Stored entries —
┄┄┄┄┄┄
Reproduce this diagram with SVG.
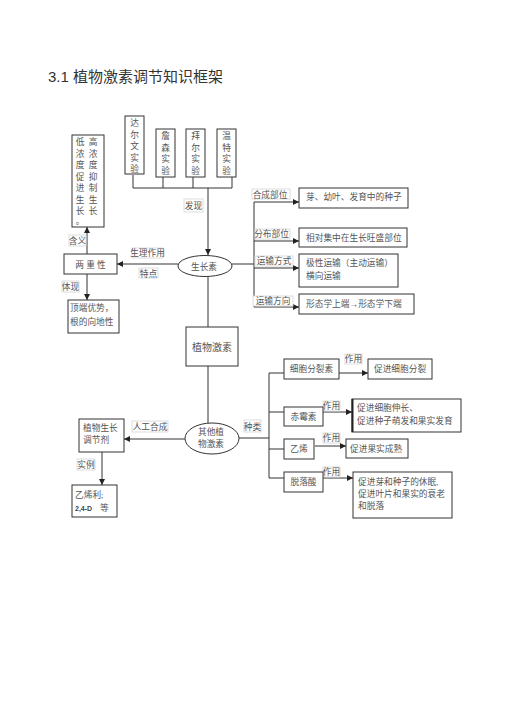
<svg xmlns="http://www.w3.org/2000/svg" width="505" height="714" viewBox="0 0 505 714">
<defs>
<marker id="ah" markerUnits="userSpaceOnUse" markerWidth="6" markerHeight="6" refX="6" refY="3" orient="auto">
<path d="M0,0 L6,3 L0,6 Z" fill="#222"/>
</marker>
<style>
.box{fill:#fff;stroke:#333;stroke-width:1}
.lbl{fill:#fff;stroke:#d4d4d4;stroke-width:0.8}
.ln{stroke:#333;stroke-width:1;fill:none}
.ar{stroke:#333;stroke-width:1;fill:none;marker-end:url(#ah)}
.t{font-family:"Liberation Serif","Noto Sans CJK SC",serif;font-size:8.7px;fill:#555}
.c{text-anchor:middle}
.title{font-family:"Liberation Sans","Noto Sans CJK SC",sans-serif;font-size:15px;fill:#333}
</style>
</defs>
<rect width="505" height="714" fill="#fff"/>
<text class="title" x="48" y="82">3.1 植物激素调节知识框架</text>

<g id="connectors">
<polyline class="ln" points="133,175 133,188 232,188 232,177"/>
<line class="ln" x1="163" y1="177" x2="163" y2="188"/>
<line class="ln" x1="193" y1="177" x2="193" y2="188"/>
<line class="ar" x1="208" y1="188" x2="208" y2="255"/>
<line class="ar" x1="87" y1="254" x2="87" y2="227"/>
<line class="ar" x1="178" y1="264" x2="117" y2="264"/>
<line class="ar" x1="87" y1="274" x2="87" y2="300"/>
<line class="ln" x1="208" y1="277" x2="208" y2="327"/>
<line class="ln" x1="208" y1="366" x2="208" y2="423"/>
<line class="ln" x1="232" y1="264" x2="254" y2="264"/>
<line class="ln" x1="254" y1="202" x2="254" y2="307"/>
<line class="ar" x1="254" y1="202" x2="299" y2="202"/>
<line class="ar" x1="254" y1="241" x2="299" y2="241"/>
<line class="ar" x1="254" y1="268" x2="299" y2="268"/>
<line class="ar" x1="254" y1="307" x2="299" y2="307"/>
<line class="ar" x1="185" y1="439" x2="124" y2="439"/>
<line class="ar" x1="102" y1="452" x2="102" y2="485"/>
<line class="ln" x1="239" y1="438" x2="269" y2="438"/>
<line class="ln" x1="269" y1="373" x2="269" y2="478"/>
<line class="ln" x1="269" y1="373" x2="284" y2="373"/>
<line class="ln" x1="269" y1="412" x2="284" y2="412"/>
<line class="ln" x1="269" y1="449" x2="284" y2="449"/>
<line class="ln" x1="269" y1="478" x2="284" y2="478"/>
<line class="ar" x1="339" y1="373" x2="368" y2="373"/>
<line class="ar" x1="323" y1="412" x2="352" y2="412"/>
<line class="ar" x1="315" y1="446" x2="346" y2="446"/>
<line class="ar" x1="323" y1="478" x2="353" y2="478"/>
<!-- labels -->
<rect class="lbl" x="184" y="199" width="19" height="13"/><text class="t c" x="193.5" y="209">发现</text>
<rect class="lbl" x="69" y="235" width="17" height="11"/><text class="t c" x="77.5" y="243.5">含义</text>
<rect class="lbl" x="132" y="248" width="31" height="10"/><text class="t c" x="147.5" y="256">生理作用</text>
<rect class="lbl" x="139" y="268" width="19" height="10"/><text class="t c" x="148.5" y="276.5">特点</text>
<rect class="lbl" x="62" y="281" width="17" height="11"/><text class="t c" x="70.5" y="289.5">体现</text>
<rect class="lbl" x="252" y="189" width="38" height="10"/><text class="t c" x="270" y="197.5">合成部位</text>
<rect class="lbl" x="255" y="229" width="35" height="10"/><text class="t c" x="271.5" y="237">分布部位</text>
<rect class="lbl" x="255" y="256" width="38" height="10"/><text class="t c" x="274" y="264">运输方式</text>
<rect class="lbl" x="253" y="296" width="40" height="10"/><text class="t c" x="273" y="304">运输方向</text>
<rect class="lbl" x="132" y="421" width="36" height="11"/><text class="t c" x="150" y="430">人工合成</text>
<rect class="lbl" x="244" y="420" width="17" height="12"/><text class="t c" x="252.5" y="429.5">种类</text>
<rect class="lbl" x="77" y="459" width="18" height="11"/><text class="t c" x="86" y="467.5">实例</text>
<rect class="lbl" x="345" y="354" width="17" height="10"/><text class="t c" x="353.5" y="362">作用</text>
<rect class="lbl" x="323" y="401" width="17" height="10"/><text class="t c" x="331.5" y="409">作用</text>
<rect class="lbl" x="323" y="433" width="17" height="10"/><text class="t c" x="331.5" y="441">作用</text>
<rect class="lbl" x="323" y="467" width="17" height="10"/><text class="t c" x="331.5" y="475">作用</text>
</g>

<g id="darwin"><rect class="box" x="125" y="116" width="19" height="58"/>
<text class="t c" x="134.5" y="126">达</text><text class="t c" x="134.5" y="137.5">尔</text><text class="t c" x="134.5" y="149">文</text><text class="t c" x="134.5" y="160.5">实</text><text class="t c" x="134.5" y="172">验</text></g>
<g id="jensen"><rect class="box" x="156" y="129" width="19" height="48"/>
<text class="t c" x="165.5" y="139">詹</text><text class="t c" x="165.5" y="150.5">森</text><text class="t c" x="165.5" y="162">实</text><text class="t c" x="165.5" y="173.5">验</text></g>
<g id="paal"><rect class="box" x="186" y="129" width="19" height="48"/>
<text class="t c" x="195.5" y="139">拜</text><text class="t c" x="195.5" y="150.5">尔</text><text class="t c" x="195.5" y="162">实</text><text class="t c" x="195.5" y="173.5">验</text></g>
<g id="went"><rect class="box" x="217" y="129" width="19" height="48"/>
<text class="t c" x="226.5" y="139">温</text><text class="t c" x="226.5" y="150.5">特</text><text class="t c" x="226.5" y="162">实</text><text class="t c" x="226.5" y="173.5">验</text></g>

<g id="dual-desc"><rect class="box" x="72" y="135" width="32" height="92"/>
<g class="t c">
<text x="80" y="145">低</text><text x="80" y="156.5">浓</text><text x="80" y="168">度</text><text x="80" y="179.5">促</text><text x="80" y="191">进</text><text x="80" y="202.5">生</text><text x="80" y="214">长</text><text x="80" y="224">。</text>
<text x="93" y="145">高</text><text x="93" y="156.5">浓</text><text x="93" y="168">度</text><text x="93" y="179.5">抑</text><text x="93" y="191">制</text><text x="93" y="202.5">生</text><text x="93" y="214">长</text>
</g></g>

<g id="duality"><rect class="box" x="64" y="254" width="53" height="20"/>
<text class="t c" x="90.5" y="267.5" xml:space="preserve">两 重 性</text></g>

<g id="apical"><rect class="box" x="68" y="300" width="51" height="33"/>
<text class="t" x="70" y="311">顶端优势，</text><text class="t" x="70" y="325">根的向地性</text></g>

<g id="auxin"><ellipse class="box" cx="205" cy="266" rx="27" ry="10.5"/>
<text class="t c" x="204" y="269.5">生长素</text></g>

<g id="hormone"><rect class="box" x="186" y="327" width="52" height="39"/>
<text class="t c" x="212" y="350.5" style="font-size:10px">植物激素</text></g>

<g id="site"><rect class="box" x="299" y="188" width="109" height="20"/>
<text class="t" x="306" y="199.5">芽、幼叶、发育中的种子</text></g>
<g id="distribution"><rect class="box" x="299" y="228" width="108" height="19"/>
<text class="t" x="306" y="240.5">相对集中在生长旺盛部位</text></g>
<g id="transport-mode"><rect class="box" x="299" y="254" width="99" height="33"/>
<text class="t" x="306" y="266">极性运输（主动运输）</text><text class="t" x="306" y="279">横向运输</text></g>
<g id="transport-dir"><rect class="box" x="299" y="294" width="115" height="20"/>
<text class="t" x="306" y="306.5">形态学上端→形态学下端</text></g>

<g id="other"><ellipse class="box" cx="212" cy="438.5" rx="27" ry="15.5"/>
<text class="t c" x="211" y="435">其他植</text><text class="t c" x="211" y="447">物激素</text></g>

<g id="regulator"><rect class="box" x="79" y="419" width="45" height="33"/>
<text class="t" x="83" y="431">植物生长</text><text class="t" x="83" y="443">调节剂</text></g>

<g id="example"><rect class="box" x="72" y="485" width="45" height="32"/>
<text class="t" x="75" y="498">乙烯利;</text>
<text x="75" y="511" style="font-family:'Liberation Sans',sans-serif;font-size:7px;font-weight:bold;fill:#444">2,4-D</text>
<text class="t" x="100" y="511">等</text></g>

<g id="cytokinin"><rect class="box" x="284" y="359" width="55" height="20"/>
<text class="t c" x="311.5" y="372">细胞分裂素</text></g>
<g id="cyto-eff"><rect class="box" x="368" y="359" width="64" height="20"/>
<text class="t c" x="400" y="372">促进细胞分裂</text></g>

<g id="gibberellin"><rect class="box" x="284" y="407" width="39" height="19"/>
<text class="t c" x="303.5" y="419.5">赤霉素</text></g>
<g id="gib-eff"><rect class="box" x="352" y="399" width="109" height="33"/>
<line x1="352.5" y1="399" x2="352.5" y2="432" stroke="#222" stroke-width="2"/>
<text class="t" x="357" y="411">促进细胞伸长、</text><text class="t" x="357" y="424">促进种子萌发和果实发育</text></g>

<g id="ethylene"><rect class="box" x="284" y="439" width="30" height="20"/>
<text class="t c" x="299" y="452">乙烯</text></g>
<g id="eth-eff"><rect class="box" x="346" y="439" width="62" height="19"/>
<text class="t" x="350" y="451.5">促进果实成熟</text></g>

<g id="aba"><rect class="box" x="284" y="472" width="39" height="20"/>
<text class="t c" x="303.5" y="485">脱落酸</text></g>
<g id="aba-eff"><rect class="box" x="353" y="472" width="99" height="46"/>
<text class="t" x="358" y="485">促进芽和种子的休眠,</text><text class="t" x="358" y="497">促进叶片和果实的衰老</text><text class="t" x="358" y="509">和脱落</text></g>
</svg>
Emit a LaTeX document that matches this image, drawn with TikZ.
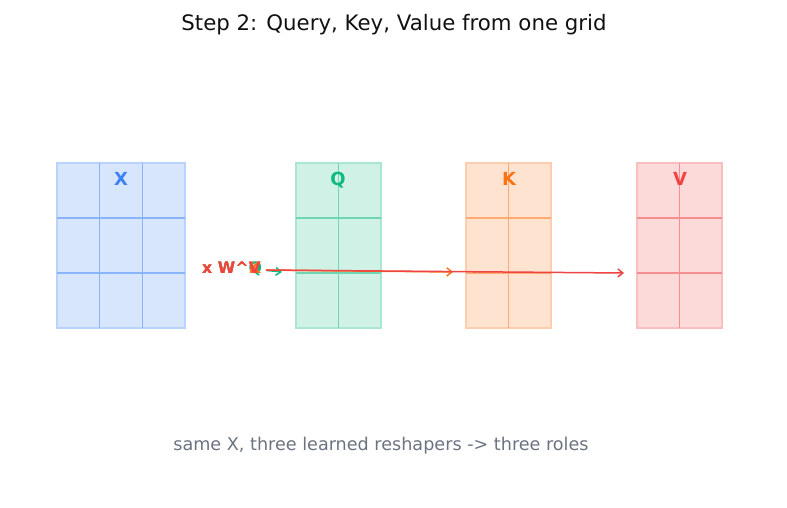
┄┄┄┄┄┄
What you should do —
State how many lines in the records above contain the word "with", and give only that number.

Task output —
2